§ **Do this**
Every line of the material is to be quoted verbatim, minus the pictures.

═══ Stored data ═══

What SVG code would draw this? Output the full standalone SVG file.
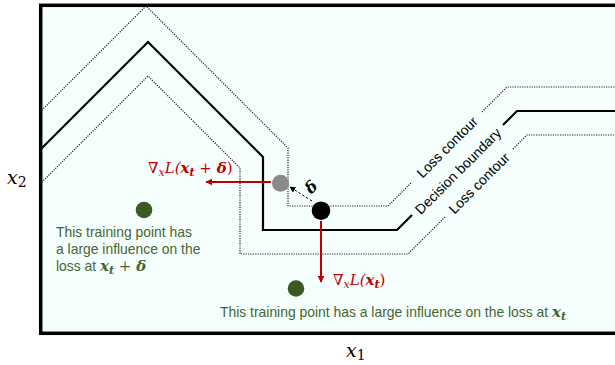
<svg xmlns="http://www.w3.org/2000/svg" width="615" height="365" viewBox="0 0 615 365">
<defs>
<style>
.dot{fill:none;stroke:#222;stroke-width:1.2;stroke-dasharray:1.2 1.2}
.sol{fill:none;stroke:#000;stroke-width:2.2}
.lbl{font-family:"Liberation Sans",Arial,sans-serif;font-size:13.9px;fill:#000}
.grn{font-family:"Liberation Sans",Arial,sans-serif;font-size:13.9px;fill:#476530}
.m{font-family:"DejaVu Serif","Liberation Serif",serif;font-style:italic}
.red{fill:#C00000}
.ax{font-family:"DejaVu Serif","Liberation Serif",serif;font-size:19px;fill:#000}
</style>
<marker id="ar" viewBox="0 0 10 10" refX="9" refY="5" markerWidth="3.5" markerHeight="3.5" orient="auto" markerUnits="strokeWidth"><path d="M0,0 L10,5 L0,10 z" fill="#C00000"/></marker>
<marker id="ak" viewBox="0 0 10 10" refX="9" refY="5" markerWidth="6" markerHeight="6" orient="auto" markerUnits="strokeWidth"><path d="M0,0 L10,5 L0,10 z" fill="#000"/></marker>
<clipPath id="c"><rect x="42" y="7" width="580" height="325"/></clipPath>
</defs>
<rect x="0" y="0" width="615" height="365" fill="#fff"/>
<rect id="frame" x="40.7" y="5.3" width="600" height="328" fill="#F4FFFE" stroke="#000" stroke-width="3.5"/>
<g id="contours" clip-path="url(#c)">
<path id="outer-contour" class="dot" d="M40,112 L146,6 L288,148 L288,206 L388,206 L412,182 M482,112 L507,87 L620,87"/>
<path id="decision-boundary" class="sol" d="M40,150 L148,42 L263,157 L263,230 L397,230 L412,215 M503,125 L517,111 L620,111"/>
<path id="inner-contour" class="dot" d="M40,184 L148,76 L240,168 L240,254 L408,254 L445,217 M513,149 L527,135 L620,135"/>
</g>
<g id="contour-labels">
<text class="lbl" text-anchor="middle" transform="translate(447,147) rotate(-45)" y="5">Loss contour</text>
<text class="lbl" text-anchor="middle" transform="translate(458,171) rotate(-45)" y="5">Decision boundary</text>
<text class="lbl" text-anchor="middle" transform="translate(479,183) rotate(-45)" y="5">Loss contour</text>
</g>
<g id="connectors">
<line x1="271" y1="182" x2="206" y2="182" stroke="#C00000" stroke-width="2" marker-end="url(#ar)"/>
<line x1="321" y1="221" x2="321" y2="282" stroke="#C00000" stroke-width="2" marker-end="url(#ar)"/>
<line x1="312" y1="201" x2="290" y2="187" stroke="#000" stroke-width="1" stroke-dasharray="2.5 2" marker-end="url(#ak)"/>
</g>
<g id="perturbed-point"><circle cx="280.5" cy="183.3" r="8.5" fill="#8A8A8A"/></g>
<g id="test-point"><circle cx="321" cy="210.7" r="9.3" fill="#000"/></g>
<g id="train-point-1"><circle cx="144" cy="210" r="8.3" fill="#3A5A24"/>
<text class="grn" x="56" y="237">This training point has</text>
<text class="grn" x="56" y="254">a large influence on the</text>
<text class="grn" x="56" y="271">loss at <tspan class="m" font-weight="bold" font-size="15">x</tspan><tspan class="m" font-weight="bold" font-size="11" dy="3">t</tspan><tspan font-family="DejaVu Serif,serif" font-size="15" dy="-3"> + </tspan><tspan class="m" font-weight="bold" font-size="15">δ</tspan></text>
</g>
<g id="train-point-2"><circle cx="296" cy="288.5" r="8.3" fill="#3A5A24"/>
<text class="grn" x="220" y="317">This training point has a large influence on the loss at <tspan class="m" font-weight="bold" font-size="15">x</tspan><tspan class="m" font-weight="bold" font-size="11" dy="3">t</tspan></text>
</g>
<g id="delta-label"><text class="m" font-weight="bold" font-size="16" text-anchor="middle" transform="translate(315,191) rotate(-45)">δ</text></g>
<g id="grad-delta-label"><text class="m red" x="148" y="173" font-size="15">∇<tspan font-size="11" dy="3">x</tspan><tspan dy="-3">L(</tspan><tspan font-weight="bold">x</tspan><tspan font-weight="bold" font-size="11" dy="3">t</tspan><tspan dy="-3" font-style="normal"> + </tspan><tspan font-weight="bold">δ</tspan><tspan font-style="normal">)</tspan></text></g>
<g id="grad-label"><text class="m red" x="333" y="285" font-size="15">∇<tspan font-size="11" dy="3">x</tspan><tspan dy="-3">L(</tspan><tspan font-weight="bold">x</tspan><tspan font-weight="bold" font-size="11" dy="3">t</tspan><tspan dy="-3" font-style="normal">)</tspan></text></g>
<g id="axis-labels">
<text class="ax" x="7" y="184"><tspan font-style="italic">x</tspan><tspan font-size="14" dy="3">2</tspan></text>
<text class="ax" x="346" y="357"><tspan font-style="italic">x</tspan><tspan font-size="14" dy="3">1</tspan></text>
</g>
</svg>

═══

§ **Output for this exercise**
What SVG code would draw this? Output the full standalone SVG file.
<svg xmlns="http://www.w3.org/2000/svg" width="615" height="365" viewBox="0 0 615 365">
<defs>
<style>
.dot{fill:none;stroke:#222;stroke-width:1.2;stroke-dasharray:1.2 1.2}
.sol{fill:none;stroke:#000;stroke-width:2.2}
.lbl{font-family:"Liberation Sans",Arial,sans-serif;font-size:13.9px;fill:#000}
.grn{font-family:"Liberation Sans",Arial,sans-serif;font-size:13.9px;fill:#476530}
.m{font-family:"DejaVu Serif","Liberation Serif",serif;font-style:italic}
.red{fill:#C00000}
.ax{font-family:"DejaVu Serif","Liberation Serif",serif;font-size:19px;fill:#000}
</style>
<marker id="ar" viewBox="0 0 10 10" refX="9" refY="5" markerWidth="3.5" markerHeight="3.5" orient="auto" markerUnits="strokeWidth"><path d="M0,0 L10,5 L0,10 z" fill="#C00000"/></marker>
<marker id="ak" viewBox="0 0 10 10" refX="9" refY="5" markerWidth="6" markerHeight="6" orient="auto" markerUnits="strokeWidth"><path d="M0,0 L10,5 L0,10 z" fill="#000"/></marker>
<clipPath id="c"><rect x="42" y="7" width="580" height="325"/></clipPath>
</defs>
<rect x="0" y="0" width="615" height="365" fill="#fff"/>
<rect id="frame" x="40.7" y="5.3" width="600" height="328" fill="#F4FFFE" stroke="#000" stroke-width="3.5"/>
<g id="contours" clip-path="url(#c)">
<path id="outer-contour" class="dot" d="M40,112 L146,6 L288,148 L288,206 L388,206 L412,182 M482,112 L507,87 L620,87"/>
<path id="decision-boundary" class="sol" d="M40,150 L148,42 L263,157 L263,230 L397,230 L412,215 M503,125 L517,111 L620,111"/>
<path id="inner-contour" class="dot" d="M40,184 L148,76 L240,168 L240,254 L408,254 L445,217 M513,149 L527,135 L620,135"/>
</g>
<g id="contour-labels">
<text class="lbl" text-anchor="middle" transform="translate(447,147) rotate(-45)" y="5">Loss contour</text>
<text class="lbl" text-anchor="middle" transform="translate(458,171) rotate(-45)" y="5">Decision boundary</text>
<text class="lbl" text-anchor="middle" transform="translate(479,183) rotate(-45)" y="5">Loss contour</text>
</g>
<g id="connectors">
<line x1="271" y1="182" x2="206" y2="182" stroke="#C00000" stroke-width="2" marker-end="url(#ar)"/>
<line x1="321" y1="221" x2="321" y2="282" stroke="#C00000" stroke-width="2" marker-end="url(#ar)"/>
<line x1="312" y1="201" x2="290" y2="187" stroke="#000" stroke-width="1" stroke-dasharray="2.5 2" marker-end="url(#ak)"/>
</g>
<g id="perturbed-point"><circle cx="280.5" cy="183.3" r="8.5" fill="#8A8A8A"/></g>
<g id="test-point"><circle cx="321" cy="210.7" r="9.3" fill="#000"/></g>
<g id="train-point-1"><circle cx="144" cy="210" r="8.3" fill="#3A5A24"/>
<text class="grn" x="56" y="237">This training point has</text>
<text class="grn" x="56" y="254">a large influence on the</text>
<text class="grn" x="56" y="271">loss at <tspan class="m" font-weight="bold" font-size="15">x</tspan><tspan class="m" font-weight="bold" font-size="11" dy="3">t</tspan><tspan font-family="DejaVu Serif,serif" font-size="15" dy="-3"> + </tspan><tspan class="m" font-weight="bold" font-size="15">δ</tspan></text>
</g>
<g id="train-point-2"><circle cx="296" cy="288.5" r="8.3" fill="#3A5A24"/>
<text class="grn" x="220" y="317">This training point has a large influence on the loss at <tspan class="m" font-weight="bold" font-size="15">x</tspan><tspan class="m" font-weight="bold" font-size="11" dy="3">t</tspan></text>
</g>
<g id="delta-label"><text class="m" font-weight="bold" font-size="16" text-anchor="middle" transform="translate(315,191) rotate(-45)">δ</text></g>
<g id="grad-delta-label"><text class="m red" x="148" y="173" font-size="15">∇<tspan font-size="11" dy="3">x</tspan><tspan dy="-3">L(</tspan><tspan font-weight="bold">x</tspan><tspan font-weight="bold" font-size="11" dy="3">t</tspan><tspan dy="-3" font-style="normal"> + </tspan><tspan font-weight="bold">δ</tspan><tspan font-style="normal">)</tspan></text></g>
<g id="grad-label"><text class="m red" x="333" y="285" font-size="15">∇<tspan font-size="11" dy="3">x</tspan><tspan dy="-3">L(</tspan><tspan font-weight="bold">x</tspan><tspan font-weight="bold" font-size="11" dy="3">t</tspan><tspan dy="-3" font-style="normal">)</tspan></text></g>
<g id="axis-labels">
<text class="ax" x="7" y="184"><tspan font-style="italic">x</tspan><tspan font-size="14" dy="3">2</tspan></text>
<text class="ax" x="346" y="357"><tspan font-style="italic">x</tspan><tspan font-size="14" dy="3">1</tspan></text>
</g>
</svg>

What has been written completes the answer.